◆ PROBLEM STATEMENT ◆
Copy exactly the lines of the records below, and only those lines, beginning with the line that contains "Write the TikZ code for this diagram." and ending with the line that contains "minimum width=76pt, minimum".

━━ DATA PROVIDED ━━

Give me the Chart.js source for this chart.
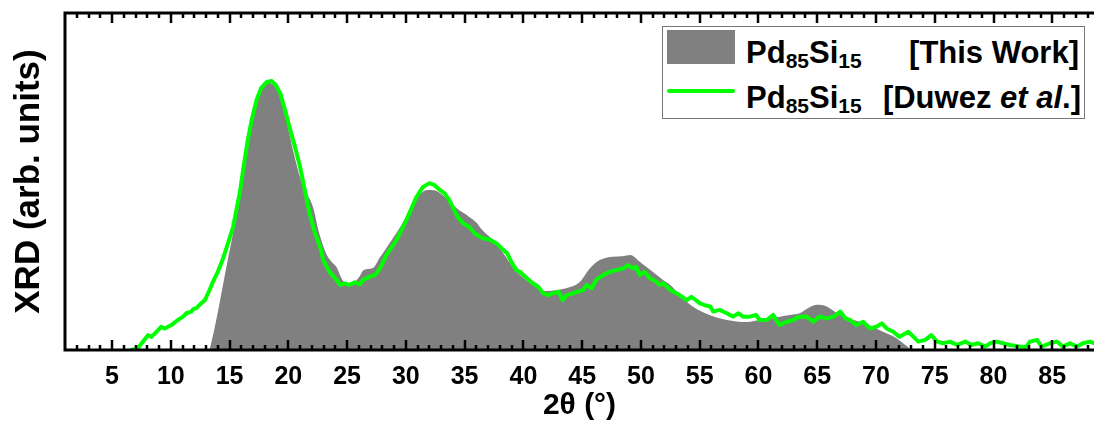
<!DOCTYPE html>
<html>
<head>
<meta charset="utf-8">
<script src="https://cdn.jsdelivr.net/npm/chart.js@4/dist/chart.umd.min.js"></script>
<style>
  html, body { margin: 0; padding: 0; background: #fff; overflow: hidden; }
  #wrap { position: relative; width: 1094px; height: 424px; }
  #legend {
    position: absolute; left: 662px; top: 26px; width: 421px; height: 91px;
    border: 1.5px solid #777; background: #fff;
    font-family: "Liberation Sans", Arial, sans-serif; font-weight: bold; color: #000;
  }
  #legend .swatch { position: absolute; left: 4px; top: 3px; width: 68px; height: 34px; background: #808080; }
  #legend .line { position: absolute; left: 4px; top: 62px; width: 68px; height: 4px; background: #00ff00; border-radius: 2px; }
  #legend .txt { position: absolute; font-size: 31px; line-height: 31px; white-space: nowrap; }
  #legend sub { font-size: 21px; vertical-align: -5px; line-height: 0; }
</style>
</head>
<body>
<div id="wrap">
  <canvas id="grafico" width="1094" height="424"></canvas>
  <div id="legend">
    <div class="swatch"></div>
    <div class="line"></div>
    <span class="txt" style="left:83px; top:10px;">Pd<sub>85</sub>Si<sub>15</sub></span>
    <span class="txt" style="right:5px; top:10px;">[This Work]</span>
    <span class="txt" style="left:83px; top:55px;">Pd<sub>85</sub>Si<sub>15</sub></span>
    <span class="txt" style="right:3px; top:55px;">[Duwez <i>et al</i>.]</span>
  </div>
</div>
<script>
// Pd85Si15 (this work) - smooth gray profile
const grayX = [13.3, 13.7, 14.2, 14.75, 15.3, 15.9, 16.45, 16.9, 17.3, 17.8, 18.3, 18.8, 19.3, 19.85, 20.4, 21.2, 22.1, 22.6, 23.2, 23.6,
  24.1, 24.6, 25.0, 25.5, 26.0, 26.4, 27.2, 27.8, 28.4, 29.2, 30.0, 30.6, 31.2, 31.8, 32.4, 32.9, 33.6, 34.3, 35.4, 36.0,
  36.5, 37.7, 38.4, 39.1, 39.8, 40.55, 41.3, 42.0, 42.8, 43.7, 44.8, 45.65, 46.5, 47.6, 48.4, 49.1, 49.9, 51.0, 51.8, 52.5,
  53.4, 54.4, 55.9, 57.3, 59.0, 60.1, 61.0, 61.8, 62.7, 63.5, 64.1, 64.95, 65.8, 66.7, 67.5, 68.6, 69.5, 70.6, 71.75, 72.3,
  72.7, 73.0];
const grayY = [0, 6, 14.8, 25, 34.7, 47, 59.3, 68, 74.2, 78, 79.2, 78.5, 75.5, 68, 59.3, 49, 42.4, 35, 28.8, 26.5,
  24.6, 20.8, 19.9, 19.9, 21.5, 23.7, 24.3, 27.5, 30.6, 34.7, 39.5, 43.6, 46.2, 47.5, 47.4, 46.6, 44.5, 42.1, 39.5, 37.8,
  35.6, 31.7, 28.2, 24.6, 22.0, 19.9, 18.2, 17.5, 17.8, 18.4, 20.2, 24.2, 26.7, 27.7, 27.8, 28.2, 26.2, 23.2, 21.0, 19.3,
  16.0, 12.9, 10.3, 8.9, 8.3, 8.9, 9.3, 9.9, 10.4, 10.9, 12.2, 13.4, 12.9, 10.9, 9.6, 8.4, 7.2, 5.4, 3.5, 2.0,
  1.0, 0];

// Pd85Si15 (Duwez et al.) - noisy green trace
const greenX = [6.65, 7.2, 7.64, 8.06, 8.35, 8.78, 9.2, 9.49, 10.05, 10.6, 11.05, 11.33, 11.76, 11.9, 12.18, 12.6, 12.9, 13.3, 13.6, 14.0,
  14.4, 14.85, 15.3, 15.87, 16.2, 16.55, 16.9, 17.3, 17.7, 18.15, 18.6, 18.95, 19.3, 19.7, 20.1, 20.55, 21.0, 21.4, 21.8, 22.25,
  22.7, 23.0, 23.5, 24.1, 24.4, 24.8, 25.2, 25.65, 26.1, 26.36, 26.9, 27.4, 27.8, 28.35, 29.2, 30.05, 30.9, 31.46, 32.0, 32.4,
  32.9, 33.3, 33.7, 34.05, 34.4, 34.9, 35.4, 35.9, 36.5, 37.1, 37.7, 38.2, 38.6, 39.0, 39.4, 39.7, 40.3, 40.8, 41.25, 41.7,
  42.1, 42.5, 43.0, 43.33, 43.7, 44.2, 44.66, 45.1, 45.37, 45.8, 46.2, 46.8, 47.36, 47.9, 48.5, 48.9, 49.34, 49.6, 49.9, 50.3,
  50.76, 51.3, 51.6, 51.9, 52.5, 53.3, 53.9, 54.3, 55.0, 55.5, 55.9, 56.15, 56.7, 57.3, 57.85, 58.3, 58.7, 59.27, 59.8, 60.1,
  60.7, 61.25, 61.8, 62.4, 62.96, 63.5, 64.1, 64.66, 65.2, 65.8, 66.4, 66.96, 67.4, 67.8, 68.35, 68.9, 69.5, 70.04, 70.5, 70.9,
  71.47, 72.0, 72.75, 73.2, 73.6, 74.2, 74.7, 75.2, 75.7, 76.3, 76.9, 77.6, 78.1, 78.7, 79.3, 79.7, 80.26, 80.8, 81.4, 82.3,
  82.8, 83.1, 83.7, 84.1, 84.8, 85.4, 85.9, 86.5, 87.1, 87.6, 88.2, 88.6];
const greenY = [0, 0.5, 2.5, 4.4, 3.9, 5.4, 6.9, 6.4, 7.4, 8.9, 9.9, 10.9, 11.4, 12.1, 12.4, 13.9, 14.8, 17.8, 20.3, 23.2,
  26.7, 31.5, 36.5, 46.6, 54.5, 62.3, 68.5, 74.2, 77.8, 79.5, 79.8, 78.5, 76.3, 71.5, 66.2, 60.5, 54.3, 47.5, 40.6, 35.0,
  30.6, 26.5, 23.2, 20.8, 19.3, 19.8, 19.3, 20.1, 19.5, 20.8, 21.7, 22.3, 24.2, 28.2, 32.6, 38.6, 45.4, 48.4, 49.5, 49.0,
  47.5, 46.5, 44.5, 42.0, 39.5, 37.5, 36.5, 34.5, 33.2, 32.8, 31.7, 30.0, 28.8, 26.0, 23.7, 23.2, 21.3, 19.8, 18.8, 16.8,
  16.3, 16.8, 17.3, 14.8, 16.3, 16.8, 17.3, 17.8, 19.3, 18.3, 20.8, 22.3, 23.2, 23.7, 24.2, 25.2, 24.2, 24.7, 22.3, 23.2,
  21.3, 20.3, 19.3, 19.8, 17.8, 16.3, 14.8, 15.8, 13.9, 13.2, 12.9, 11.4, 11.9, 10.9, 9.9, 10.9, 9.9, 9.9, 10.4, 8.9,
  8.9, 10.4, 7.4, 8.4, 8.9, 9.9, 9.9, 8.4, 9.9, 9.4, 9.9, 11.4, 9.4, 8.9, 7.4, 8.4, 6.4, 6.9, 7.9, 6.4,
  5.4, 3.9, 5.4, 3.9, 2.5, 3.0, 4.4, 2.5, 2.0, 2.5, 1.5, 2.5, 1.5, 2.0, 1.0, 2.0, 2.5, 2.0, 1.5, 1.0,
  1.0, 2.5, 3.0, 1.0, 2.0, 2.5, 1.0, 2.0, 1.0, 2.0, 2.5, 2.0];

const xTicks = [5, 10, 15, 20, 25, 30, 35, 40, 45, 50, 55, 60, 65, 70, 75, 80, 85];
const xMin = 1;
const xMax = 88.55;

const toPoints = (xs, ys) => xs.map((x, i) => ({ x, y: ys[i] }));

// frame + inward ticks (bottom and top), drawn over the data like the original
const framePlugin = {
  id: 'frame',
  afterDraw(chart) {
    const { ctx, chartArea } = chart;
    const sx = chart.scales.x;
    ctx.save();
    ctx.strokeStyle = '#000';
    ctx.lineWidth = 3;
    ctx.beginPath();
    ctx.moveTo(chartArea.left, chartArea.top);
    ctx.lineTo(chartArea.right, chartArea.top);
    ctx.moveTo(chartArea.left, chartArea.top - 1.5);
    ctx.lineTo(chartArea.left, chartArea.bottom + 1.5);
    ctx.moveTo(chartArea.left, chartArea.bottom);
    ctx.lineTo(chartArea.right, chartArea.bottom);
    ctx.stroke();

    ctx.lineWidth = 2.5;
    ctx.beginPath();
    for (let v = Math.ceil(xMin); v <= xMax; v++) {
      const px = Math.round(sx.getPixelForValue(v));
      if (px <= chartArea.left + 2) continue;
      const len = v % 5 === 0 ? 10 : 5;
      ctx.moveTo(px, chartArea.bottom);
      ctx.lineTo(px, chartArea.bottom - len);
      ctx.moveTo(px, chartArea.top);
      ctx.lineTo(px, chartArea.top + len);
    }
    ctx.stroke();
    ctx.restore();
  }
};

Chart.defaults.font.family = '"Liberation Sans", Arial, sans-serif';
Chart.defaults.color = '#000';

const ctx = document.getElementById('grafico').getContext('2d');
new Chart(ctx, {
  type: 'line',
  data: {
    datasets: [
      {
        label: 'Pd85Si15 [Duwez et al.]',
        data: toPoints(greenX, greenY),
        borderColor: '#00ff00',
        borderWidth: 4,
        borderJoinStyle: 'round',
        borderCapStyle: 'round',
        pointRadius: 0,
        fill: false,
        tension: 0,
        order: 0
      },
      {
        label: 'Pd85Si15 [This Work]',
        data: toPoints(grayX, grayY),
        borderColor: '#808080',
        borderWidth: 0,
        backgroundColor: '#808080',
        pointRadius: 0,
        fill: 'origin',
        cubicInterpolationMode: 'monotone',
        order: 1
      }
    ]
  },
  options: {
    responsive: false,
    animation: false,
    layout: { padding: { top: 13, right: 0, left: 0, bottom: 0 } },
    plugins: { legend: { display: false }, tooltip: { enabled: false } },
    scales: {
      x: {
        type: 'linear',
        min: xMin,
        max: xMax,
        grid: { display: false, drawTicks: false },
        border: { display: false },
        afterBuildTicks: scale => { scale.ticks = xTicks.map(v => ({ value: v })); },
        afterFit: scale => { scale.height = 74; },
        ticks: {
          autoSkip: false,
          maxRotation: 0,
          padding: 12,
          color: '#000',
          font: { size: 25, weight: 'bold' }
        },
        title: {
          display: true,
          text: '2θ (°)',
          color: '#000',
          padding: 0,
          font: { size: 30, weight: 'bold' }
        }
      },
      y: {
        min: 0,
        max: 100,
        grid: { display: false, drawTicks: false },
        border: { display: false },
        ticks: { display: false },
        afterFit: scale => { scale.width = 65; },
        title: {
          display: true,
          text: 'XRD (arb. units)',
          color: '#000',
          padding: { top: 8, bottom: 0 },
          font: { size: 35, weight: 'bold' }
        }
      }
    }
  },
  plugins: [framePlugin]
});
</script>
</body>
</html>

━━━
━━ DATA PROVIDED ━━

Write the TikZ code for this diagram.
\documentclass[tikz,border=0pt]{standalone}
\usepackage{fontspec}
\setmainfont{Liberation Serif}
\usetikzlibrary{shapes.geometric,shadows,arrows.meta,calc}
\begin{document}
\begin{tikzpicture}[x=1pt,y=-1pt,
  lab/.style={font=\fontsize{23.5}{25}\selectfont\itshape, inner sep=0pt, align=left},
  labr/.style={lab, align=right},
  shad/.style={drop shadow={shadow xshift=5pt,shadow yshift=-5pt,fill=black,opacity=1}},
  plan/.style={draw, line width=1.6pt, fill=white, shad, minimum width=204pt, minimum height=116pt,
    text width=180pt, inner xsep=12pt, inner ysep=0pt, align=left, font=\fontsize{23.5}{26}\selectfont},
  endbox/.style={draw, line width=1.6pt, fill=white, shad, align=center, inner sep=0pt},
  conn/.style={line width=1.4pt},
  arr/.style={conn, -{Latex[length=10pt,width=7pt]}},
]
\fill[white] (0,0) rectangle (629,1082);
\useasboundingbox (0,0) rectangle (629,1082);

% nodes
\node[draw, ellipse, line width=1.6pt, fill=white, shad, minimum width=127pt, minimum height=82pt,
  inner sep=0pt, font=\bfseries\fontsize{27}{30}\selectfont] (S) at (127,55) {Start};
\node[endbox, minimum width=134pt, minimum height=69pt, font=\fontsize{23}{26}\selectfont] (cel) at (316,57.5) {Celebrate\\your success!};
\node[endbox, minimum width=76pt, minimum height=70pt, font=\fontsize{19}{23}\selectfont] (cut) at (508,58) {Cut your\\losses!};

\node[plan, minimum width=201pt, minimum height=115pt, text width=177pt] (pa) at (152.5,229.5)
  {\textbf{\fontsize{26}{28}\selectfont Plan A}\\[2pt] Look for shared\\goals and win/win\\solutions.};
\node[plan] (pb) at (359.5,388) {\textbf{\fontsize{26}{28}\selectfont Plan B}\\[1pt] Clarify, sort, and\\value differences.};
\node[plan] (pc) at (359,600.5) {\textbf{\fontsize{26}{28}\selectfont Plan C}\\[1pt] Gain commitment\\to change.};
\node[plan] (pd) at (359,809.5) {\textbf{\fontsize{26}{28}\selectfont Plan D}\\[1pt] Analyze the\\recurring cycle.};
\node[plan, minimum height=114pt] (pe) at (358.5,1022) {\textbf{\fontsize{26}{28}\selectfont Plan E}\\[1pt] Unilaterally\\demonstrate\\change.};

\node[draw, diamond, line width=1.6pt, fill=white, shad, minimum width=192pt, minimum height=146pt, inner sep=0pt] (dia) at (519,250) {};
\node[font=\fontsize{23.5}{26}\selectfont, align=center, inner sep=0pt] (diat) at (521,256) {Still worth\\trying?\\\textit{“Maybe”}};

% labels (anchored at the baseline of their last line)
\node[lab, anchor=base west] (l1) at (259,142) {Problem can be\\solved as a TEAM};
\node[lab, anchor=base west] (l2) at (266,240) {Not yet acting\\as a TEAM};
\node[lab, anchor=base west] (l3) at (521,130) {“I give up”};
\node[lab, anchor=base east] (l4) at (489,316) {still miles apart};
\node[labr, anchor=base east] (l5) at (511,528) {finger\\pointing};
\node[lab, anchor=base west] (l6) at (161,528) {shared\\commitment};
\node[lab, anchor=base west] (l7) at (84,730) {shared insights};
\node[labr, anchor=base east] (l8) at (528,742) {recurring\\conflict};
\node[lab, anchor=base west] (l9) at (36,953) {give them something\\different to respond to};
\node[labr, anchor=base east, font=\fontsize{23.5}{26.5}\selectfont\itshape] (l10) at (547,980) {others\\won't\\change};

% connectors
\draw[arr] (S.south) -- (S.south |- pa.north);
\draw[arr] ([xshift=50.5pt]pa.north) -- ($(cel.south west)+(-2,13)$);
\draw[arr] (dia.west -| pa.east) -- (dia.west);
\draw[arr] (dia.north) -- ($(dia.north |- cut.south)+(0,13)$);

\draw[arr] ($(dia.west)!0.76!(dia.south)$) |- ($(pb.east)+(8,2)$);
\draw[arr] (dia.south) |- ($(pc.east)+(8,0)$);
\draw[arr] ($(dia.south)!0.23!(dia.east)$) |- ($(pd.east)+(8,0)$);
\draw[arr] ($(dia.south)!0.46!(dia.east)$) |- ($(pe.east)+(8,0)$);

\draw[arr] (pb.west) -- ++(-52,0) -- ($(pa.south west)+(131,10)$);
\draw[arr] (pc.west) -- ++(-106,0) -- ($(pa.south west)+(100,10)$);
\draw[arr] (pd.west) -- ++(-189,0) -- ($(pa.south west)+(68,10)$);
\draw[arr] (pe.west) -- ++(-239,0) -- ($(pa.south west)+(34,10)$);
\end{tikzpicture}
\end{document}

━━━

◆ RESULT ◆
Write the TikZ code for this diagram.
\documentclass[tikz,border=0pt]{standalone}
\usepackage{fontspec}
\setmainfont{Liberation Serif}
\usetikzlibrary{shapes.geometric,shadows,arrows.meta,calc}
\begin{document}
\begin{tikzpicture}[x=1pt,y=-1pt,
  lab/.style={font=\fontsize{23.5}{25}\selectfont\itshape, inner sep=0pt, align=left},
  labr/.style={lab, align=right},
  shad/.style={drop shadow={shadow xshift=5pt,shadow yshift=-5pt,fill=black,opacity=1}},
  plan/.style={draw, line width=1.6pt, fill=white, shad, minimum width=204pt, minimum height=116pt,
    text width=180pt, inner xsep=12pt, inner ysep=0pt, align=left, font=\fontsize{23.5}{26}\selectfont},
  endbox/.style={draw, line width=1.6pt, fill=white, shad, align=center, inner sep=0pt},
  conn/.style={line width=1.4pt},
  arr/.style={conn, -{Latex[length=10pt,width=7pt]}},
]
\fill[white] (0,0) rectangle (629,1082);
\useasboundingbox (0,0) rectangle (629,1082);

% nodes
\node[draw, ellipse, line width=1.6pt, fill=white, shad, minimum width=127pt, minimum height=82pt,
  inner sep=0pt, font=\bfseries\fontsize{27}{30}\selectfont] (S) at (127,55) {Start};
\node[endbox, minimum width=134pt, minimum height=69pt, font=\fontsize{23}{26}\selectfont] (cel) at (316,57.5) {Celebrate\\your success!};
\node[endbox, minimum width=76pt, minimum height=70pt, font=\fontsize{19}{23}\selectfont] (cut) at (508,58) {Cut your\\losses!};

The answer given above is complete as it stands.